How does CMAF improve content delivery efficiency?

Instead of caching two files, CDNs only need to cache one fragmented MP4 that can be further broken down into chunks. This saves money on storage and encoding and leads to a faster, seamless delivery process for the viewer of the content. CMAF Switching Sets and ABR make switching between different bitrates to accommodate the viewer’s bandwidth availability smoother.

What video and audio codecs are supported?

There is support for H.264/AVC, H.265/HEVC, VP9, and AV1 video codecs. You can use AAC, HE-AAC, AC3, and EAC3 for audio codecs.

What encryption and DRM options are supported?

Encryption is possible with CENC via the Advanced Encryption Standard Counter (AES-CTR) ‘cenc’ mode or AES Cipher Block Chaining (AES-CBC) ‘cbcs’ mode. For DRM, it supports Widevine, PlayReady, FairPlay, and ClearKey. Both encryption and DRM happen at the segment level.

How does CMAF handle subtitles and captions?
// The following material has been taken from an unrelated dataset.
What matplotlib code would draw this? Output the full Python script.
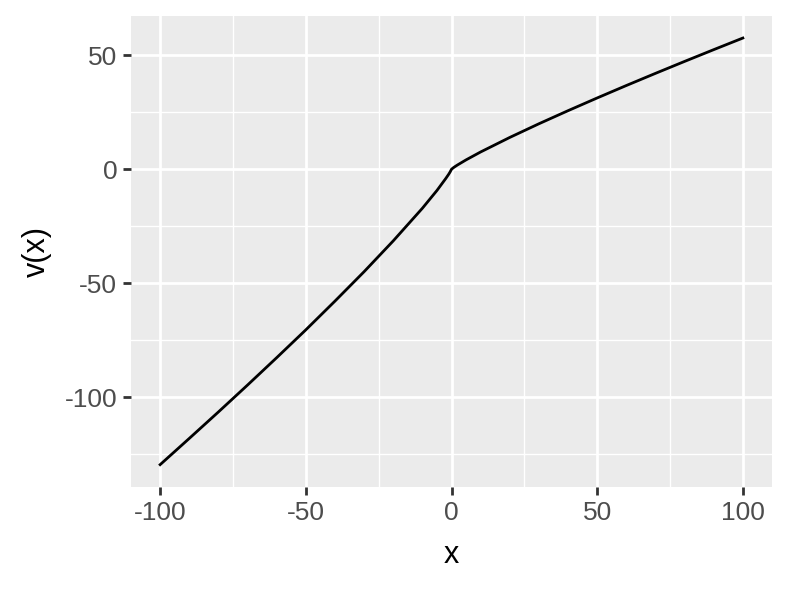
import matplotlib
matplotlib.use("Agg")
import matplotlib.pyplot as plt

plt.rcParams['font.family'] = ['Liberation Sans', 'DejaVu Sans']

# points
x_vals = [-100, -90, -80, -70, -60, -50, -40, -30, -20, -10, -5, -2, -1, -0.5, 0,
          0.5, 1, 2, 5, 10, 20, 30, 40, 50, 60, 70, 80, 90, 100]
v_vals = [-129.5, -118.0, -106.4, -94.6, -82.6, -70.4, -57.8, -44.9, -31.4, -17.1, -9.3, -4.1, -2.25, -1.22, 0,
          0.54, 1.0, 1.84, 4.12, 7.59, 13.96, 19.95, 25.69, 31.27, 36.72, 42.05, 47.29, 52.45, 57.54]

x_major = [-100, -50, 0, 50, 100]
x_minor = [-75, -25, 25, 75]
y_major = [-100, -50, 0, 50]
y_minor = [-125, -75, -25, 25]

fig = plt.figure(figsize=(7.89, 5.91), dpi=100)
ax = fig.add_axes([131 / 789, 104 / 591, 641 / 789, 471 / 591])
ax.set_facecolor("#EBEBEB")

ax.plot(x_vals, v_vals, color="black", linewidth=2.0, zorder=3)

ax.set_xlim(-110, 110)
ax.set_ylim(-139.3, 67.2)
ax.set_xticks(x_major)
ax.set_xticks(x_minor, minor=True)
ax.set_yticks(y_major)
ax.set_yticks(y_minor, minor=True)
ax.grid(which="major", color="white", linewidth=2.0)
ax.grid(which="minor", color="white", linewidth=1.0)
ax.set_axisbelow(True)

for s in ax.spines.values():
    s.set_visible(False)

ax.tick_params(which="major", length=5.5, width=2.0, color="#333333",
               labelsize=19, labelcolor="#4D4D4D", pad=4.4)
ax.tick_params(which="minor", length=0)
ax.set_xticklabels([str(v) for v in x_major])
ax.set_yticklabels([str(v) for v in y_major])

ax.set_xlabel("x", fontsize=22, labelpad=11)
ax.set_ylabel("v(x)", fontsize=22, labelpad=9)

fig.savefig("out.png", dpi=100)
CMAF supports subtitles using IMSC and WebVTT formats and closed captions in CEA-608 and CEA-708 formats. Remember that the protocol used may not support all of these formats. For example, HLS only supports the IMSC1 text profile, not its image profile.

Are there any limitations to using CMAF?

It’s only capable of roughly a five-second delay, but it can’t go under a second. This means that while it is suited for VOD services and livestreams that won’t suffer from a few seconds of delay, it is not suited for live calling or more latency-sensitive livestreaming needs.

It can also present compatibility issues if you have a significant number of users on legacy devices.

What are the potential cost savings?

On paper, it eliminates the need for duplicates. If a company had previously been using HLS and DASH without CMAF, they would cut their costs in half in this area after implementing CMAF. However, this isn’t always the case.

In reality, if the company supports legacy devices and can’t always use CMAF, they may need to store duplicates. There would still be cost savings, just not as much as a pure CMAF implementation.